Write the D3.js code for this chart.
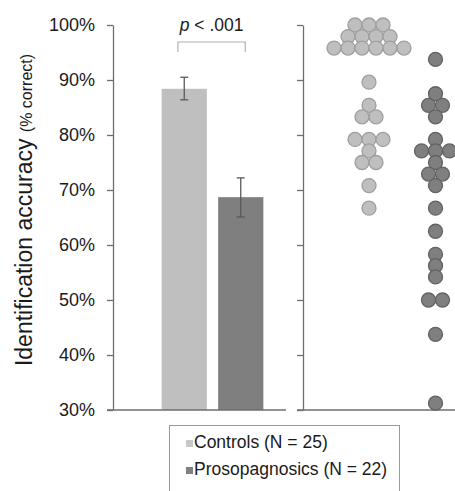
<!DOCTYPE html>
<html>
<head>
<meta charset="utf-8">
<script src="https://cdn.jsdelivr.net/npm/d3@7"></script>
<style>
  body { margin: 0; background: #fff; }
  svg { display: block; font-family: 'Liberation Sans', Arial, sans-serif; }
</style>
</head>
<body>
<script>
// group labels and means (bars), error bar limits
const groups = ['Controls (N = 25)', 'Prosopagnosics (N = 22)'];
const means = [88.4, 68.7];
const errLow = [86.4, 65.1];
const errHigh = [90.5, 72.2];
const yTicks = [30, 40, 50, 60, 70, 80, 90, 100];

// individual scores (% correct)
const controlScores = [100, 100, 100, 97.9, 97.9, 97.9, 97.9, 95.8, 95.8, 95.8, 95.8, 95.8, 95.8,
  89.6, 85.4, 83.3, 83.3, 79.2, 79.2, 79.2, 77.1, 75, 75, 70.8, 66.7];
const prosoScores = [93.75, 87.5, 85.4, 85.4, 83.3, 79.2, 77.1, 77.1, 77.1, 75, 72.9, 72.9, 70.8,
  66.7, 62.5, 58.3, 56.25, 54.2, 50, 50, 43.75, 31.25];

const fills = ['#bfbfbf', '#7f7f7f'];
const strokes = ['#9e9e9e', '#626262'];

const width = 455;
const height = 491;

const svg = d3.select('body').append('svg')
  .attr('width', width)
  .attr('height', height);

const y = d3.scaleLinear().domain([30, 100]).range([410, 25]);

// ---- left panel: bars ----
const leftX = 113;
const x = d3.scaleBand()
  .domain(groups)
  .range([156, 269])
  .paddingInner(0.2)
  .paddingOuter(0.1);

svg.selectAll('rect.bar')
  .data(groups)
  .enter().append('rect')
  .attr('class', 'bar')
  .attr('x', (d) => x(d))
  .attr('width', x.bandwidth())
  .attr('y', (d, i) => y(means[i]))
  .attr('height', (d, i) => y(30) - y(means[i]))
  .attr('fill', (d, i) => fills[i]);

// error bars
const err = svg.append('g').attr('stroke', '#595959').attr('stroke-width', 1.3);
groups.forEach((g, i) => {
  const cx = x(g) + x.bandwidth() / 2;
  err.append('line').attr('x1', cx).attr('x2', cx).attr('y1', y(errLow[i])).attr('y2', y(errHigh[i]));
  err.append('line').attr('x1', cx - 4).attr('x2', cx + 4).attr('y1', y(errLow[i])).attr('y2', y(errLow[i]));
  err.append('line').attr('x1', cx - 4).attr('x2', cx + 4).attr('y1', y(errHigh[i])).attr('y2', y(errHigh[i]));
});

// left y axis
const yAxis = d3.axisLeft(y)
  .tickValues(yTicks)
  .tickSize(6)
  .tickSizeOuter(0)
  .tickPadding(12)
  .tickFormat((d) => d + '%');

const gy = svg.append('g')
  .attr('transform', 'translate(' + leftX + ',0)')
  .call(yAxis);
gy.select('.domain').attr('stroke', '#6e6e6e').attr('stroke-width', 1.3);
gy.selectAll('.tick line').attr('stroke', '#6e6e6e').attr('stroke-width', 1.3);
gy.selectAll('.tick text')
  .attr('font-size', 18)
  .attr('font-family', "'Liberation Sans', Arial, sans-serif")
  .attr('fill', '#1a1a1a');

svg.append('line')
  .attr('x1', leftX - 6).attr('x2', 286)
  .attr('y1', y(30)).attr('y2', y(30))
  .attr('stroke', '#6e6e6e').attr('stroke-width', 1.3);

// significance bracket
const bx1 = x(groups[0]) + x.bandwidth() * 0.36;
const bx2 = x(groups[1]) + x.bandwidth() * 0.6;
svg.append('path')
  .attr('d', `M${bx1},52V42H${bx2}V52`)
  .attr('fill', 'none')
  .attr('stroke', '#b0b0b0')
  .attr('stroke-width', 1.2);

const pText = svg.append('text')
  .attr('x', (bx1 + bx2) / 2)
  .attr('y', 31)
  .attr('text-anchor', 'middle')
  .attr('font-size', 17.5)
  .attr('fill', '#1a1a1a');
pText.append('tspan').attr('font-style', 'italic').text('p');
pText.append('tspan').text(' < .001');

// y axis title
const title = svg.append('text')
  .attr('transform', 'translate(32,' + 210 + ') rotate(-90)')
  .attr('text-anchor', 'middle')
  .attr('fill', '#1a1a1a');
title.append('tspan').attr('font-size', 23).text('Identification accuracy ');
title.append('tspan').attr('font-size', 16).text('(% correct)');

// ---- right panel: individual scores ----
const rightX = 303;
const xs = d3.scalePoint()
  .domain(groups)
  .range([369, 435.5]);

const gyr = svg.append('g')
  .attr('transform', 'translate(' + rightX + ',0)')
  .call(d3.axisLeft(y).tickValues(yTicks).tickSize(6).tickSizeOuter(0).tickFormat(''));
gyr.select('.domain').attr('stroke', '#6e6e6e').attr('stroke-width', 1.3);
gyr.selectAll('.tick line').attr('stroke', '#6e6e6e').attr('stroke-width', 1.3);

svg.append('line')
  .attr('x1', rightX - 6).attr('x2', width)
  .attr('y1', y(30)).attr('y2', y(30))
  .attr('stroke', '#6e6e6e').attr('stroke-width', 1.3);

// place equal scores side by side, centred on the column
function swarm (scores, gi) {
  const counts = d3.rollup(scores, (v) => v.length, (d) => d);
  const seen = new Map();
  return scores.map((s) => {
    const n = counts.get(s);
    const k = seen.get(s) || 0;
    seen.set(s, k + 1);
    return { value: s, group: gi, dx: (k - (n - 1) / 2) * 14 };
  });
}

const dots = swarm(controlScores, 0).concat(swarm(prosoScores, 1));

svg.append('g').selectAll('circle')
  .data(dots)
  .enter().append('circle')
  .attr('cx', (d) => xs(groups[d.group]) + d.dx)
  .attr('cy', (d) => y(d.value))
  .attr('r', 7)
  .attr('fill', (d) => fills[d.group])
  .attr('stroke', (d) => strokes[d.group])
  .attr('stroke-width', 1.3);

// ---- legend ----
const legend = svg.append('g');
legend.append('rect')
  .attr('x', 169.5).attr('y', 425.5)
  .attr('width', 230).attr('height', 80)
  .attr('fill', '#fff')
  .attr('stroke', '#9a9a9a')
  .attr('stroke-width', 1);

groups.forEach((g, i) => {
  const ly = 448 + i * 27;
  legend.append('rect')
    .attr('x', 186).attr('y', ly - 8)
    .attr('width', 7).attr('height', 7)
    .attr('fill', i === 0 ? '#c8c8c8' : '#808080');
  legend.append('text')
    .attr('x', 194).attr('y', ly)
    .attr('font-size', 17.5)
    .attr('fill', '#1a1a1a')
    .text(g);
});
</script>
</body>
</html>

◆ **SHORT PROBLEM**
Each line from the top of the material through the line containing "const y = d3.scaleLinear().domain([30, 100]).range([410, 25]);" should be reproduced exactly; please drop any images.

◆ **SOLVED EXERCISE**
Write the D3.js code for this chart.
<!DOCTYPE html>
<html>
<head>
<meta charset="utf-8">
<script src="https://cdn.jsdelivr.net/npm/d3@7"></script>
<style>
  body { margin: 0; background: #fff; }
  svg { display: block; font-family: 'Liberation Sans', Arial, sans-serif; }
</style>
</head>
<body>
<script>
// group labels and means (bars), error bar limits
const groups = ['Controls (N = 25)', 'Prosopagnosics (N = 22)'];
const means = [88.4, 68.7];
const errLow = [86.4, 65.1];
const errHigh = [90.5, 72.2];
const yTicks = [30, 40, 50, 60, 70, 80, 90, 100];

// individual scores (% correct)
const controlScores = [100, 100, 100, 97.9, 97.9, 97.9, 97.9, 95.8, 95.8, 95.8, 95.8, 95.8, 95.8,
  89.6, 85.4, 83.3, 83.3, 79.2, 79.2, 79.2, 77.1, 75, 75, 70.8, 66.7];
const prosoScores = [93.75, 87.5, 85.4, 85.4, 83.3, 79.2, 77.1, 77.1, 77.1, 75, 72.9, 72.9, 70.8,
  66.7, 62.5, 58.3, 56.25, 54.2, 50, 50, 43.75, 31.25];

const fills = ['#bfbfbf', '#7f7f7f'];
const strokes = ['#9e9e9e', '#626262'];

const width = 455;
const height = 491;

const svg = d3.select('body').append('svg')
  .attr('width', width)
  .attr('height', height);

const y = d3.scaleLinear().domain([30, 100]).range([410, 25]);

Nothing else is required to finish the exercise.